Daisey asked, Bucknell’s un/real and un/true asked, and now I ask myself: what can we do?
This question echoes Fran Hawthorne’s concerns regarding Apple’s extreme secrecy in Ethical Chic. Because Apple strategically controls the flow of information between business and consumer, the public is often kept in the dark about company practices, including the inadequate working conditions in Chinese manufacturing facilities like Foxconn. Much of the knowledge we have about Apple’s overseas operations come from Apple itself, who does not release any report without selectively filtering its content first. If corporations truly own themselves as Lynn Stout argues in The Shareholder Value Myth, Apple should be held responsible for its lack of transparency and its failure to provide basic labor protections for Chinese workers. And while Apple certainly has the most significant role in improving working conditions, it cannot resolve the issue on its own.
I believe it would take a large-scale revolution throughout all constituents of Apple’s network to reach any sort of solution. This means individual consumers, Apple employees, competing firms, labor unions, and government sectors must take corresponding actions geared toward the elimination of Apple’s unethical business practices. Daisey reiterates this need for collaboration in the excerpt above, stating that everyone can contribute in some way by creating change within their own “framework.”
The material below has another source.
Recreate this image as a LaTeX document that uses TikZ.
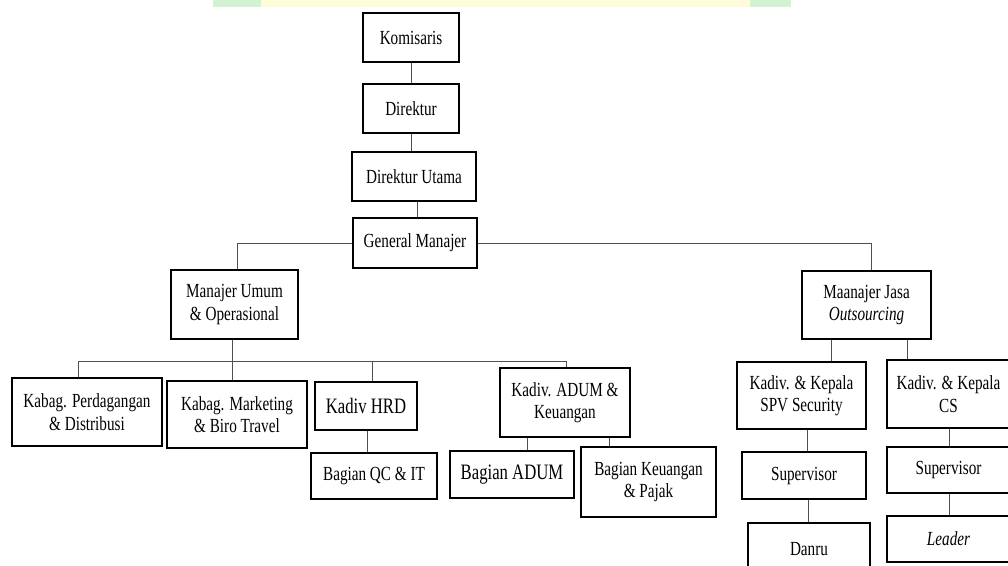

Individual citizens, whether consumers or employees, can continue to raise public awareness of these issues and demand that Apple better its management of international operations. Other tech companies can further develop and promote their own acts of corporate social responsibility, encouraging Apple to do the same. Foxconn can improve its current standards of working conditions. Local Chinese governments can mandate higher standards, so that plants like Foxconn must comply. And Apple, at the center of the storm, has the influence that could ignite all these other changes by taking the first step and deciding to make a difference.
So, the question comes full circle again: what can we do? I like to believe that everyone has the power to do something… or nothing. Activism is a choice.